> **What the task asks**:
Write the listing below out again exactly, dropping the images.

(Entries with chart source code)
══════════

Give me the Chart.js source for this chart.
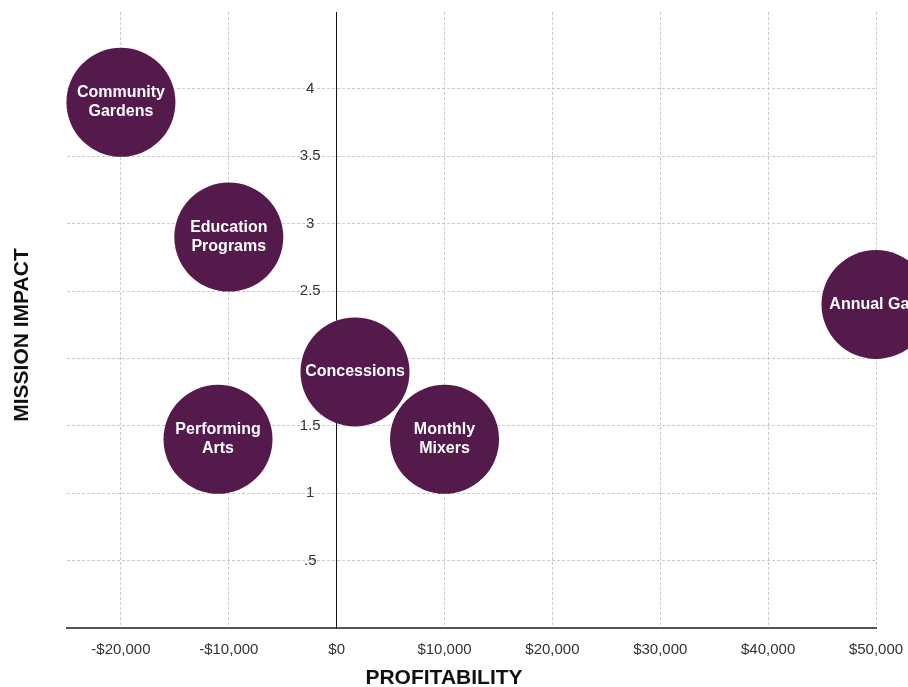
<!DOCTYPE html>
<html>
<head>
<meta charset="utf-8">
<script src="https://cdn.jsdelivr.net/npm/chart.js@4/dist/chart.umd.min.js"></script>
<style>
  html, body { margin: 0; padding: 0; background: #fff; }
  #wrap { width: 908px; height: 687px; }
</style>
</head>
<body>
<div id="wrap"><canvas id="chart" width="908" height="687"></canvas></div>
<script>
// programs and their position on the matrix
const programs = ["Community Gardens", "Education Programs", "Annual Gala", "Concessions", "Performing Arts", "Monthly Mixers"];
const programLines = [["Community", "Gardens"], ["Education", "Programs"], ["Annual Gala"], ["Concessions"], ["Performing", "Arts"], ["Monthly", "Mixers"]];
const profitability = [-20000, -10000, 50000, 1700, -11000, 10000];
const missionImpact = [3.9, 2.9, 2.4, 1.9, 1.4, 1.4];

// axis ticks
const xTickValues = [-20000, -10000, 0, 10000, 20000, 30000, 40000, 50000];
const yTickValues = [0, 0.5, 1, 1.5, 2, 2.5, 3, 3.5, 4];
const yTickLabels = ["", ".5", "1", "1.5", "2", "2.5", "3", "3.5", "4"];

const xTitle = "PROFITABILITY";
const yTitle = "MISSION IMPACT";

const FONT = "'Liberation Sans', Arial, Helvetica, sans-serif";
const BUBBLE = "#541a4c";
const GRID = "#cacaca";

function money(v) {
  const s = "$" + Math.abs(v).toLocaleString("en-US");
  return v < 0 ? "-" + s : s;
}

// y labels sit left of the zero line, under the bubbles
const yAxisLabels = {
  id: "yAxisLabels",
  beforeDatasetsDraw(chart) {
    const ctx = chart.ctx;
    const xs = chart.scales.x, ys = chart.scales.y;
    const x0 = xs.getPixelForValue(0);
    ctx.save();
    ctx.fillStyle = "#333";
    ctx.font = "15px " + FONT;
    ctx.textAlign = "center";
    ctx.textBaseline = "middle";
    const widest = Math.max(...yTickLabels.map(t => ctx.measureText(t).width));
    const cx = x0 - 16 - widest / 2;
    yTickValues.forEach((v, i) => {
      ctx.fillText(yTickLabels[i], cx, ys.getPixelForValue(v));
    });
    ctx.restore();
  }
};

// white text inside each bubble
const bubbleLabels = {
  id: "bubbleLabels",
  afterDatasetsDraw(chart) {
    const ctx = chart.ctx;
    const meta = chart.getDatasetMeta(0);
    ctx.save();
    ctx.fillStyle = "#ffffff";
    ctx.font = "bold 16px " + FONT;
    ctx.textAlign = "center";
    ctx.textBaseline = "middle";
    meta.data.forEach((el, i) => {
      const lines = programLines[i];
      const lh = 19;
      const y0 = el.y - (lines.length - 1) * lh / 2;
      lines.forEach((t, j) => ctx.fillText(t, el.x, y0 + j * lh));
    });
    ctx.restore();
  }
};

// axis titles
const axisTitles = {
  id: "axisTitles",
  afterDraw(chart) {
    const ctx = chart.ctx;
    ctx.save();
    ctx.fillStyle = "#111";
    ctx.font = "bold 21px " + FONT;
    ctx.textAlign = "center";
    ctx.textBaseline = "middle";
    ctx.fillText(xTitle, 444, 678);
    ctx.translate(22, 335);
    ctx.rotate(-Math.PI / 2);
    ctx.fillText(yTitle, 0, 0);
    ctx.restore();
  }
};

new Chart(document.getElementById("chart"), {
  type: "bubble",
  data: {
    datasets: [{
      label: "Programs",
      data: programs.map((p, i) => ({ x: profitability[i], y: missionImpact[i] })),
      backgroundColor: BUBBLE,
      borderWidth: 0,
      radius: 54.5,
      hoverRadius: 0,
      clip: false
    }]
  },
  options: {
    responsive: false,
    animation: false,
    events: [],
    layout: { autoPadding: false, padding: { left: 67, right: 32, top: 12, bottom: 28 } },
    plugins: {
      legend: { display: false },
      tooltip: { enabled: false }
    },
    scales: {
      x: {
        type: "linear",
        min: -25000,
        max: 50000,
        afterBuildTicks: (s) => { s.ticks = xTickValues.map(v => ({ value: v })); },
        grid: {
          color: (c) => (c.tick && c.tick.value === 0) ? "rgba(0,0,0,0)" : GRID,
          lineWidth: 1,
          drawTicks: true,
          tickLength: 13,
          tickColor: "rgba(0,0,0,0)"
        },
        border: { display: true, color: "#555", width: 2, dash: [3, 2] },
        ticks: {
          padding: 0,
          color: "#333",
          font: { family: FONT, size: 15 },
          maxRotation: 0,
          callback: (v) => money(v)
        }
      },
      y: {
        type: "linear",
        position: { x: 0 },
        min: 0,
        max: 4.57,
        afterBuildTicks: (s) => { s.ticks = yTickValues.map(v => ({ value: v })); },
        grid: {
          color: (c) => (c.tick && c.tick.value === 0) ? "rgba(0,0,0,0)" : GRID,
          lineWidth: 1,
          drawTicks: false
        },
        border: { display: true, color: "#111", width: 1, dash: [3, 2] },
        ticks: { display: false }
      }
    }
  },
  plugins: [yAxisLabels, bubbleLabels, axisTitles]
});
</script>
</body>
</html>
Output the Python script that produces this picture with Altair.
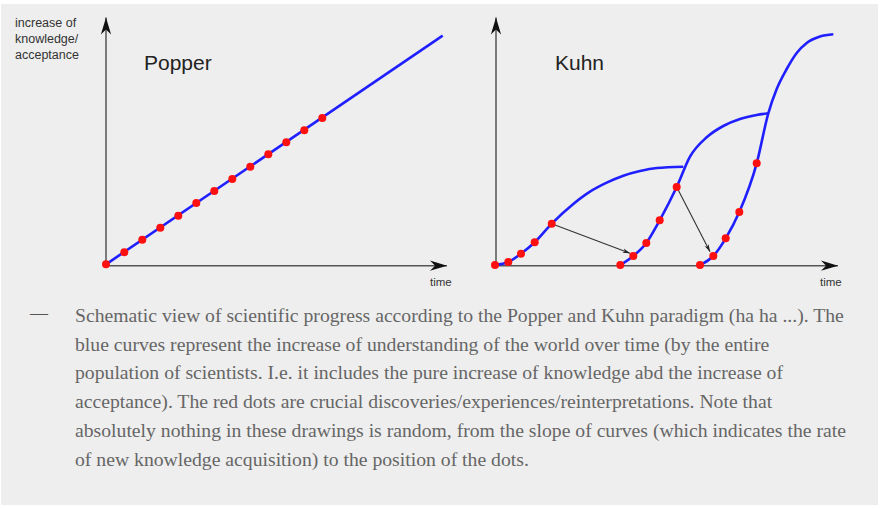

══════════

> **Answer to the task**:
Give me the Chart.js source for this chart.
<!DOCTYPE html>
<html>
<head>
<meta charset="utf-8">
<script src="https://cdn.jsdelivr.net/npm/chart.js@4/dist/chart.umd.min.js"></script>
<style>
  html, body { margin: 0; padding: 0; background: #fff; }
  #wrap { width: 908px; height: 687px; }
</style>
</head>
<body>
<div id="wrap"><canvas id="chart" width="908" height="687"></canvas></div>
<script>
// programs and their position on the matrix
const programs = ["Community Gardens", "Education Programs", "Annual Gala", "Concessions", "Performing Arts", "Monthly Mixers"];
const programLines = [["Community", "Gardens"], ["Education", "Programs"], ["Annual Gala"], ["Concessions"], ["Performing", "Arts"], ["Monthly", "Mixers"]];
const profitability = [-20000, -10000, 50000, 1700, -11000, 10000];
const missionImpact = [3.9, 2.9, 2.4, 1.9, 1.4, 1.4];

// axis ticks
const xTickValues = [-20000, -10000, 0, 10000, 20000, 30000, 40000, 50000];
const yTickValues = [0, 0.5, 1, 1.5, 2, 2.5, 3, 3.5, 4];
const yTickLabels = ["", ".5", "1", "1.5", "2", "2.5", "3", "3.5", "4"];

const xTitle = "PROFITABILITY";
const yTitle = "MISSION IMPACT";

const FONT = "'Liberation Sans', Arial, Helvetica, sans-serif";
const BUBBLE = "#541a4c";
const GRID = "#cacaca";

function money(v) {
  const s = "$" + Math.abs(v).toLocaleString("en-US");
  return v < 0 ? "-" + s : s;
}

// y labels sit left of the zero line, under the bubbles
const yAxisLabels = {
  id: "yAxisLabels",
  beforeDatasetsDraw(chart) {
    const ctx = chart.ctx;
    const xs = chart.scales.x, ys = chart.scales.y;
    const x0 = xs.getPixelForValue(0);
    ctx.save();
    ctx.fillStyle = "#333";
    ctx.font = "15px " + FONT;
    ctx.textAlign = "center";
    ctx.textBaseline = "middle";
    const widest = Math.max(...yTickLabels.map(t => ctx.measureText(t).width));
    const cx = x0 - 16 - widest / 2;
    yTickValues.forEach((v, i) => {
      ctx.fillText(yTickLabels[i], cx, ys.getPixelForValue(v));
    });
    ctx.restore();
  }
};

// white text inside each bubble
const bubbleLabels = {
  id: "bubbleLabels",
  afterDatasetsDraw(chart) {
    const ctx = chart.ctx;
    const meta = chart.getDatasetMeta(0);
    ctx.save();
    ctx.fillStyle = "#ffffff";
    ctx.font = "bold 16px " + FONT;
    ctx.textAlign = "center";
    ctx.textBaseline = "middle";
    meta.data.forEach((el, i) => {
      const lines = programLines[i];
      const lh = 19;
      const y0 = el.y - (lines.length - 1) * lh / 2;
      lines.forEach((t, j) => ctx.fillText(t, el.x, y0 + j * lh));
    });
    ctx.restore();
  }
};

// axis titles
const axisTitles = {
  id: "axisTitles",
  afterDraw(chart) {
    const ctx = chart.ctx;
    ctx.save();
    ctx.fillStyle = "#111";
    ctx.font = "bold 21px " + FONT;
    ctx.textAlign = "center";
    ctx.textBaseline = "middle";
    ctx.fillText(xTitle, 444, 678);
    ctx.translate(22, 335);
    ctx.rotate(-Math.PI / 2);
    ctx.fillText(yTitle, 0, 0);
    ctx.restore();
  }
};

new Chart(document.getElementById("chart"), {
  type: "bubble",
  data: {
    datasets: [{
      label: "Programs",
      data: programs.map((p, i) => ({ x: profitability[i], y: missionImpact[i] })),
      backgroundColor: BUBBLE,
      borderWidth: 0,
      radius: 54.5,
      hoverRadius: 0,
      clip: false
    }]
  },
  options: {
    responsive: false,
    animation: false,
    events: [],
    layout: { autoPadding: false, padding: { left: 67, right: 32, top: 12, bottom: 28 } },
    plugins: {
      legend: { display: false },
      tooltip: { enabled: false }
    },
    scales: {
      x: {
        type: "linear",
        min: -25000,
        max: 50000,
        afterBuildTicks: (s) => { s.ticks = xTickValues.map(v => ({ value: v })); },
        grid: {
          color: (c) => (c.tick && c.tick.value === 0) ? "rgba(0,0,0,0)" : GRID,
          lineWidth: 1,
          drawTicks: true,
          tickLength: 13,
          tickColor: "rgba(0,0,0,0)"
        },
        border: { display: true, color: "#555", width: 2, dash: [3, 2] },
        ticks: {
          padding: 0,
          color: "#333",
          font: { family: FONT, size: 15 },
          maxRotation: 0,
          callback: (v) => money(v)
        }
      },
      y: {
        type: "linear",
        position: { x: 0 },
        min: 0,
        max: 4.57,
        afterBuildTicks: (s) => { s.ticks = yTickValues.map(v => ({ value: v })); },
        grid: {
          color: (c) => (c.tick && c.tick.value === 0) ? "rgba(0,0,0,0)" : GRID,
          lineWidth: 1,
          drawTicks: false
        },
        border: { display: true, color: "#111", width: 1, dash: [3, 2] },
        ticks: { display: false }
      }
    }
  },
  plugins: [yAxisLabels, bubbleLabels, axisTitles]
});
</script>
</body>
</html>
Output the Python script that produces this picture with Altair.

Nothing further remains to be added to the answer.